If your exposure (when you start it) is not causing you much anxiety, then chances are you have something a little off. You’ll need to talk to your therapist or think through your exposure to see if you’re hitting the nail exactly on its head. (I read a story once where the OC thought her obsession was one thing, say, worrying that she would hurt her child, but the exposures weren’t causing intense anxiety, so she and her therapist took a closer look at it, and together they realized that her actual, larger fear was that she would never know if she would hurt her child … similar but a little different, enough that they changed her exposure to fit better.) If you have been doing your exposure for a while and the anxiety levels are dropping, then that is a good thing, my friend. That means that ERP is re-wiring your brain correctly.
Keep all your anxiety ratings in one place so that you have a visual representation of how ERP is working as you watch the anxiety levels drop. It may be a while before you start seeing a downward movement. That’s okay. Keep going. In my experience, my anxiety levels didn’t start to drop until about week ten. After that, they plummeted quickly.

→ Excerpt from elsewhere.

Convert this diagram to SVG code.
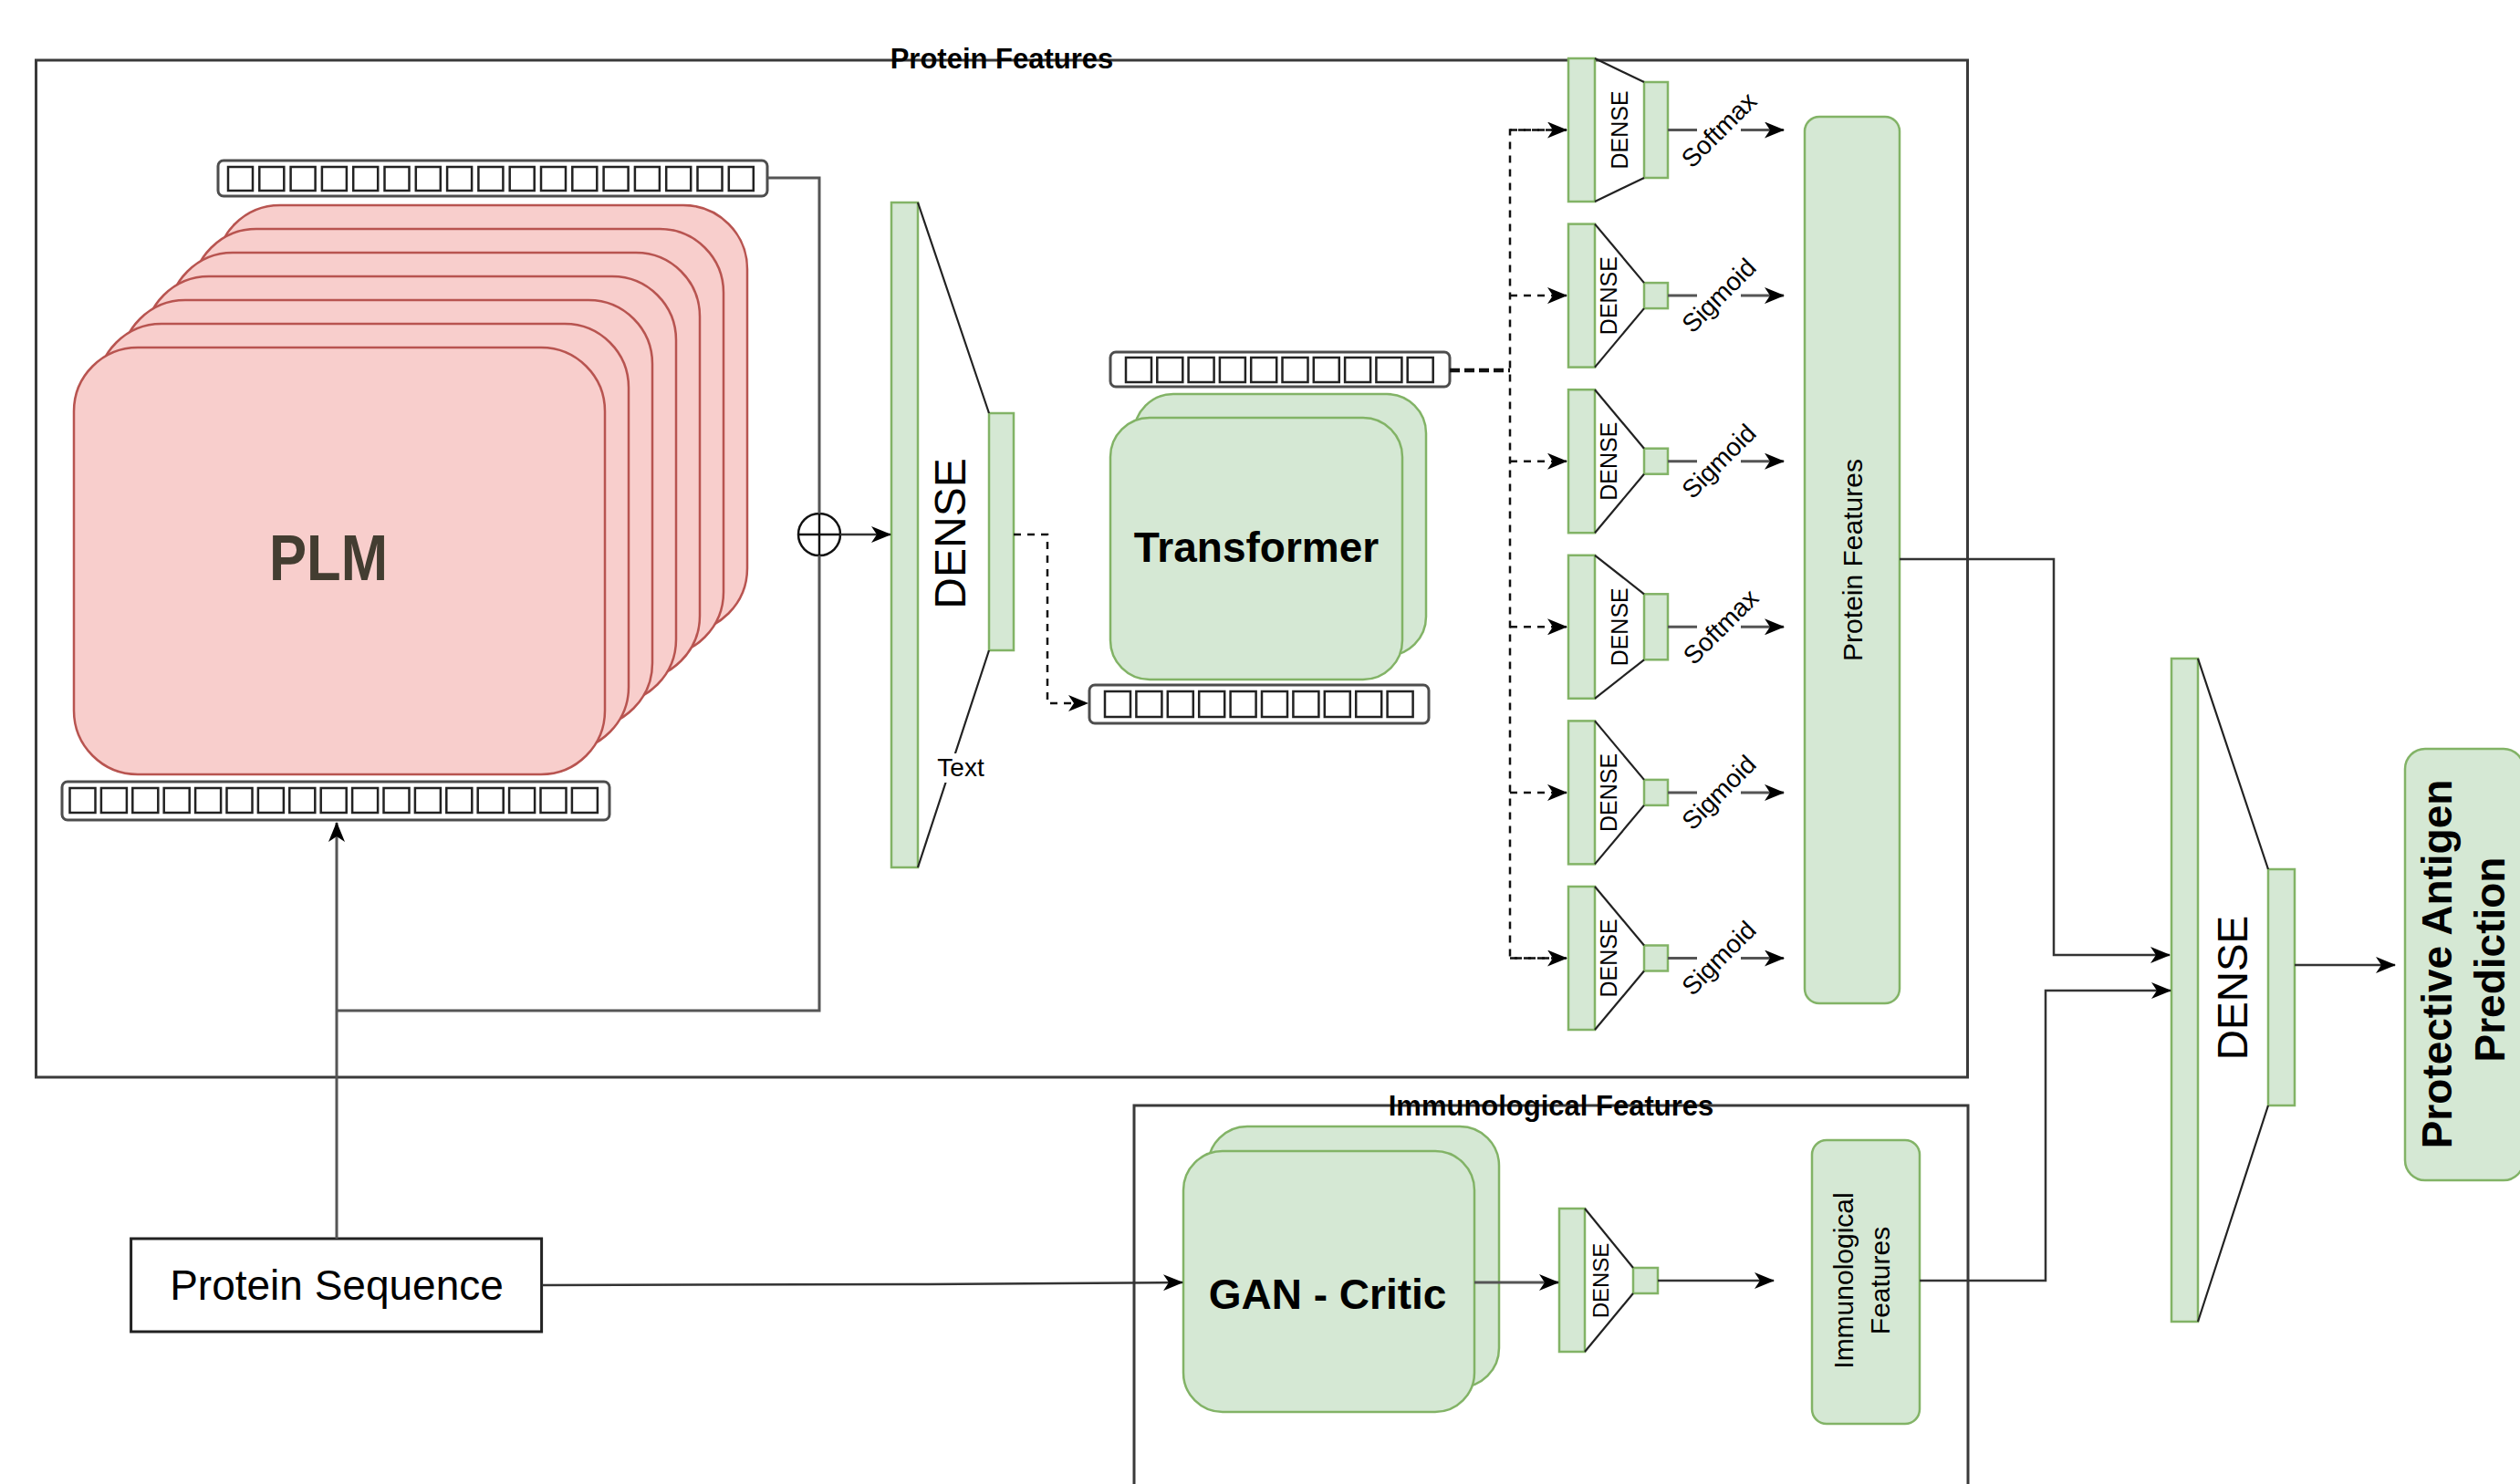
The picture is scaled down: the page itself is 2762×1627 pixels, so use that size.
<svg xmlns="http://www.w3.org/2000/svg" width="2762" height="1627" viewBox="0 0 2762 1627">
<defs>
<style>
text{font-family:"Liberation Sans",Arial,sans-serif;fill:#000}
.frame{fill:none;stroke:#3a3a3a;stroke-width:3}
.g{fill:#d5e8d4;stroke:#82b366;stroke-width:2.5}
.r{fill:#f8cecc;stroke:#b85450;stroke-width:2.5}
.ln{fill:none;stroke:#333;stroke-width:2.5}
.gl{fill:none;stroke:#555;stroke-width:3}
.dl{fill:none;stroke:#111;stroke-width:2.5;stroke-dasharray:8 7}
.tdl{fill:none;stroke:#111;stroke-width:4.5;stroke-dasharray:11 5}
.bar{fill:#fff;stroke:#4d4d4d;stroke-width:3}
.sq{fill:#fff;stroke:#222;stroke-width:2.5}
.tl{fill:none;stroke:#222;stroke-width:2.2}
.b{font-weight:bold}
</style>
<marker id="ah" viewBox="0 0 22 18" refX="21" refY="9" markerWidth="22" markerHeight="18" markerUnits="userSpaceOnUse" orient="auto">
<path d="M0,0 L22,9 L0,18 L6,9 z" fill="#000"/>
</marker>
</defs>
<rect width="2762" height="1627" fill="#fff"/>

<g id="protein-features-frame">
<rect class="frame" x="39.5" y="66" width="2117" height="1115"/>
<text class="b" x="1098" y="75" font-size="31" text-anchor="middle">Protein Features</text>
</g>

<g id="immunological-features-frame">
<path class="frame" d="M1243,1640 V1212 H2157 V1640"/>
<text class="b" x="1700" y="1223" font-size="31" text-anchor="middle">Immunological Features</text>
</g>

<g id="plm">
<rect class="r" x="237" y="225" width="582" height="468" rx="70"/>
<rect class="r" x="211" y="251" width="582" height="468" rx="70"/>
<rect class="r" x="185" y="277" width="582" height="468" rx="70"/>
<rect class="r" x="159" y="303" width="582" height="468" rx="70"/>
<rect class="r" x="133" y="329" width="582" height="468" rx="70"/>
<rect class="r" x="107" y="355" width="582" height="468" rx="70"/>
<rect class="r" x="81" y="381" width="582" height="468" rx="70"/>
<text class="b" x="360" y="636" font-size="70" text-anchor="middle" textLength="130" lengthAdjust="spacingAndGlyphs" style="fill:#433d31">PLM</text>
</g>

<g id="plm-output-embedding">
<rect class="bar" x="239" y="176" width="602" height="39" rx="6"/>
<rect class="sq" x="250" y="183" width="27" height="26"/>
<rect class="sq" x="284.3" y="183" width="27" height="26"/>
<rect class="sq" x="318.6" y="183" width="27" height="26"/>
<rect class="sq" x="352.9" y="183" width="27" height="26"/>
<rect class="sq" x="387.2" y="183" width="27" height="26"/>
<rect class="sq" x="421.5" y="183" width="27" height="26"/>
<rect class="sq" x="455.8" y="183" width="27" height="26"/>
<rect class="sq" x="490.1" y="183" width="27" height="26"/>
<rect class="sq" x="524.4" y="183" width="27" height="26"/>
<rect class="sq" x="558.7" y="183" width="27" height="26"/>
<rect class="sq" x="593" y="183" width="27" height="26"/>
<rect class="sq" x="627.3" y="183" width="27" height="26"/>
<rect class="sq" x="661.6" y="183" width="27" height="26"/>
<rect class="sq" x="695.9" y="183" width="27" height="26"/>
<rect class="sq" x="730.2" y="183" width="27" height="26"/>
<rect class="sq" x="764.5" y="183" width="27" height="26"/>
<rect class="sq" x="798.8" y="183" width="27" height="26"/>
</g>

<g id="plm-input-embedding">
<rect class="bar" x="68" y="857" width="600" height="42" rx="6"/>
<rect class="sq" x="76.5" y="864" width="28" height="27"/>
<rect class="sq" x="110.9" y="864" width="28" height="27"/>
<rect class="sq" x="145.3" y="864" width="28" height="27"/>
<rect class="sq" x="179.7" y="864" width="28" height="27"/>
<rect class="sq" x="214.1" y="864" width="28" height="27"/>
<rect class="sq" x="248.5" y="864" width="28" height="27"/>
<rect class="sq" x="282.9" y="864" width="28" height="27"/>
<rect class="sq" x="317.3" y="864" width="28" height="27"/>
<rect class="sq" x="351.7" y="864" width="28" height="27"/>
<rect class="sq" x="386.1" y="864" width="28" height="27"/>
<rect class="sq" x="420.5" y="864" width="28" height="27"/>
<rect class="sq" x="454.9" y="864" width="28" height="27"/>
<rect class="sq" x="489.3" y="864" width="28" height="27"/>
<rect class="sq" x="523.7" y="864" width="28" height="27"/>
<rect class="sq" x="558.1" y="864" width="28" height="27"/>
<rect class="sq" x="592.5" y="864" width="28" height="27"/>
<rect class="sq" x="626.9" y="864" width="28" height="27"/>
</g>

<g id="sum-node">
<circle cx="898" cy="586" r="23" fill="#fff" stroke="#111" stroke-width="2.5"/>
<path d="M875,586 H921 M898,563 V609" stroke="#111" stroke-width="2.5"/>
</g>

<g id="dense-main">
<rect class="g" x="977" y="222" width="29" height="729"/>
<rect class="g" x="1084" y="453" width="27" height="260"/>
<path class="tl" d="M1006,222 L1084,453 M1084,713 L1006,951"/>
<rect x="1024" y="826" width="58" height="32" fill="#fff"/>
<text x="1053" y="851" font-size="28" text-anchor="middle">Text</text>
<text transform="translate(1058,585) rotate(-90)" font-size="48" text-anchor="middle">DENSE</text>
</g>

<g id="transformer">
<rect class="g" x="1243" y="432" width="320" height="287" rx="43"/>
<rect class="g" x="1217" y="458" width="320" height="287" rx="43"/>
<text class="b" x="1377" y="616" font-size="46" text-anchor="middle">Transformer</text>
</g>

<g id="transformer-output-embedding">
<rect class="bar" x="1217" y="386" width="372" height="38" rx="6"/>
<rect class="sq" x="1234" y="392" width="28" height="27"/>
<rect class="sq" x="1268.3" y="392" width="28" height="27"/>
<rect class="sq" x="1302.6" y="392" width="28" height="27"/>
<rect class="sq" x="1336.9" y="392" width="28" height="27"/>
<rect class="sq" x="1371.2" y="392" width="28" height="27"/>
<rect class="sq" x="1405.5" y="392" width="28" height="27"/>
<rect class="sq" x="1439.8" y="392" width="28" height="27"/>
<rect class="sq" x="1474.1" y="392" width="28" height="27"/>
<rect class="sq" x="1508.4" y="392" width="28" height="27"/>
<rect class="sq" x="1542.7" y="392" width="28" height="27"/>
</g>

<g id="transformer-input-embedding">
<rect class="bar" x="1194" y="751" width="372" height="42" rx="6"/>
<rect class="sq" x="1211" y="758" width="28" height="28"/>
<rect class="sq" x="1245.4" y="758" width="28" height="28"/>
<rect class="sq" x="1279.8" y="758" width="28" height="28"/>
<rect class="sq" x="1314.2" y="758" width="28" height="28"/>
<rect class="sq" x="1348.6" y="758" width="28" height="28"/>
<rect class="sq" x="1383" y="758" width="28" height="28"/>
<rect class="sq" x="1417.4" y="758" width="28" height="28"/>
<rect class="sq" x="1451.8" y="758" width="28" height="28"/>
<rect class="sq" x="1486.2" y="758" width="28" height="28"/>
<rect class="sq" x="1520.6" y="758" width="28" height="28"/>
</g>

<g id="head-1">
<rect class="g" x="1719" y="64" width="29" height="157"/>
<rect class="g" x="1802" y="90" width="26" height="105"/>
<path class="tl" d="M1748,64 L1802,90 M1748,221 L1802,195"/>
<text transform="translate(1784,142.5) rotate(-90)" font-size="25" text-anchor="middle">DENSE</text>
</g>
<g id="head-2">
<rect class="g" x="1719" y="245.6" width="29" height="157"/>
<rect class="g" x="1802" y="310.1" width="26" height="28"/>
<path class="tl" d="M1748,245.6 L1802,310.1 M1748,402.6 L1802,338.1"/>
<text transform="translate(1772,324.1) rotate(-90)" font-size="25" text-anchor="middle">DENSE</text>
</g>
<g id="head-3">
<rect class="g" x="1719" y="427.2" width="29" height="157"/>
<rect class="g" x="1802" y="491.7" width="26" height="28"/>
<path class="tl" d="M1748,427.2 L1802,491.7 M1748,584.2 L1802,519.7"/>
<text transform="translate(1772,505.7) rotate(-90)" font-size="25" text-anchor="middle">DENSE</text>
</g>
<g id="head-4">
<rect class="g" x="1719" y="608.8" width="29" height="157"/>
<rect class="g" x="1802" y="651.3" width="26" height="72"/>
<path class="tl" d="M1748,608.8 L1802,651.3 M1748,765.8 L1802,723.3"/>
<text transform="translate(1784,687.3) rotate(-90)" font-size="25" text-anchor="middle">DENSE</text>
</g>
<g id="head-5">
<rect class="g" x="1719" y="790.4" width="29" height="157"/>
<rect class="g" x="1802" y="854.9" width="26" height="28"/>
<path class="tl" d="M1748,790.4 L1802,854.9 M1748,947.4 L1802,882.9"/>
<text transform="translate(1772,868.9) rotate(-90)" font-size="25" text-anchor="middle">DENSE</text>
</g>
<g id="head-6">
<rect class="g" x="1719" y="972" width="29" height="157"/>
<rect class="g" x="1802" y="1036.5" width="26" height="28"/>
<path class="tl" d="M1748,972 L1802,1036.5 M1748,1129 L1802,1064.5"/>
<text transform="translate(1772,1050.5) rotate(-90)" font-size="25" text-anchor="middle">DENSE</text>
</g>

<g id="protein-features">
<rect class="g" x="1978" y="128" width="104" height="972" rx="16"/>
<text transform="translate(2041,614) rotate(-90)" font-size="30" text-anchor="middle">Protein Features</text>
</g>

<g id="dense-final">
<rect class="g" x="2380" y="722" width="29" height="727"/>
<rect class="g" x="2486" y="953" width="29" height="259"/>
<path class="tl" d="M2409,722 L2486,953 M2486,1212 L2409,1449"/>
<text transform="translate(2463,1083) rotate(-90)" font-size="46" text-anchor="middle">DENSE</text>
</g>

<g id="prediction">
<rect class="g" x="2636" y="821" width="130" height="473" rx="22"/>
<text class="b" transform="translate(2686.5,1057) rotate(-90)" font-size="46" text-anchor="middle">Protective Antigen</text>
<text class="b" transform="translate(2745,1052) rotate(-90)" font-size="46" text-anchor="middle">Prediction</text>
</g>

<g id="protein-sequence">
<rect x="143.6" y="1358" width="450" height="102" fill="#fff" stroke="#222" stroke-width="3"/>
<text x="369" y="1425" font-size="46" text-anchor="middle">Protein Sequence</text>
</g>

<g id="gan-critic">
<rect class="g" x="1324" y="1235" width="319" height="286" rx="43"/>
<rect class="g" x="1297" y="1262" width="319" height="286" rx="43"/>
<text class="b" x="1455" y="1435" font-size="46" text-anchor="middle">GAN - Critic</text>
</g>

<g id="dense-gan">
<rect class="g" x="1709" y="1325" width="28" height="157"/>
<rect class="g" x="1790" y="1390" width="27" height="28"/>
<path class="tl" d="M1737,1325 L1790,1390 M1737,1482 L1790,1418"/>
<text transform="translate(1763,1404) rotate(-90)" font-size="24" text-anchor="middle">DENSE</text>
</g>

<g id="immunological-features">
<rect class="g" x="1986" y="1250" width="118" height="311" rx="16"/>
<text transform="translate(2031,1404) rotate(-90)" font-size="30" text-anchor="middle">Immunological</text>
<text transform="translate(2071,1404) rotate(-90)" font-size="30" text-anchor="middle">Features</text>
</g>

<g id="connectors">
<path class="gl" d="M369,1358 V902" marker-end="url(#ah)"/>
<path class="gl" d="M369,1108 H898 V609"/>
<path class="gl" d="M841,195 H898 V563"/>
<path class="ln" d="M921,586 H976" marker-end="url(#ah)"/>
<path class="dl" d="M1111,586 H1148 V771 H1192" marker-end="url(#ah)"/>
<path class="tdl" d="M1589,406 H1655"/>
<path class="dl" d="M1717,142.5 H1655 V1050.5 H1717"/>
<path class="dl" d="M1655,142.5 H1717" marker-end="url(#ah)"/>
<path class="dl" d="M1655,324.1 H1717" marker-end="url(#ah)"/>
<path class="dl" d="M1655,505.7 H1717" marker-end="url(#ah)"/>
<path class="dl" d="M1655,687.3 H1717" marker-end="url(#ah)"/>
<path class="dl" d="M1655,868.9 H1717" marker-end="url(#ah)"/>
<path class="dl" d="M1655,1050.5 H1717" marker-end="url(#ah)"/>
<path class="gl" d="M1828,142.5 H1860 M1828,324.1 H1860 M1828,505.7 H1860 M1828,687.3 H1860 M1828,868.9 H1860 M1828,1050.5 H1860"/>
<path class="gl" d="M1908,142.5 H1955" marker-end="url(#ah)"/>
<path class="gl" d="M1908,324.1 H1955" marker-end="url(#ah)"/>
<path class="gl" d="M1908,505.7 H1955" marker-end="url(#ah)"/>
<path class="gl" d="M1908,687.3 H1955" marker-end="url(#ah)"/>
<path class="gl" d="M1908,868.9 H1955" marker-end="url(#ah)"/>
<path class="gl" d="M1908,1050.5 H1955" marker-end="url(#ah)"/>
<g font-size="28" text-anchor="middle" dominant-baseline="central" style="fill:#222">
<text transform="translate(1884,142.5) rotate(-45)">Softmax</text>
<text transform="translate(1884,324.1) rotate(-45)">Sigmoid</text>
<text transform="translate(1884,505.7) rotate(-45)">Sigmoid</text>
<text transform="translate(1886,687.3) rotate(-45)">Softmax</text>
<text transform="translate(1884,868.9) rotate(-45)">Sigmoid</text>
<text transform="translate(1884,1050.5) rotate(-45)">Sigmoid</text>
</g>
<path class="ln" d="M2082,613 H2251 V1047 H2378" marker-end="url(#ah)"/>
<path class="ln" d="M2104,1404 H2242 V1086 H2379" marker-end="url(#ah)"/>
<path class="ln" d="M2515,1058 H2625" marker-end="url(#ah)"/>
<path class="ln" d="M594,1409 L1000,1408 L1296,1406" marker-end="url(#ah)"/>
<path class="gl" d="M1616,1406 H1708" marker-end="url(#ah)"/>
<path class="ln" d="M1817,1404 H1944" marker-end="url(#ah)"/>
</g>
</svg>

ERP is a scary experience, so I do recommend paying the money to see a therapist IF you can afford it and IF the person is well-trained in exposure therapy. If you decide to create your own ERP experience, buy a book that will guide you, such as Stop Obsessing! by Edna Foa or Freedom from Obsessive-Compulsive Disorder by Jonathan Grayson. Talk to your friends and family ahead of time and spell out for them what your compulsions are, asking them to not aid you in these, even when it is difficult. It may be helpful for you to tell them that aiding your compulsions is akin to them being on Team OCD instead of Team You.
Many people choose to pair ERP with medication. I did.
I spent fifteen years with OCD before I was diagnosed, then another five before I began ERP. That was twenty years that OCD stole from me, so when I began ERP, I essentially knew it was my last hope, short of some supernatural miracle. You might not be mentally in that place yet, ready to put your nose to the grindstone and make it happen. You’ll know when you’re ready. Just know this: most obsessive-compulsives I talk to who have gone through ERP say their big regret is not pursuing ERP sooner. ERP is hard … but it is not (not-not-NOT) harder than living daily life with OCD.
And what is happening while you go through these exposures? I meant it when I said that your brain is being re-wired. In this therapy, the brain changes, allowing an obsessive-compulsive more room to live with uncertainty (the root of it all).
ERP gave me back my life. I am happy again, have joy again, love life. I no longer fight a daily battle with my own mind.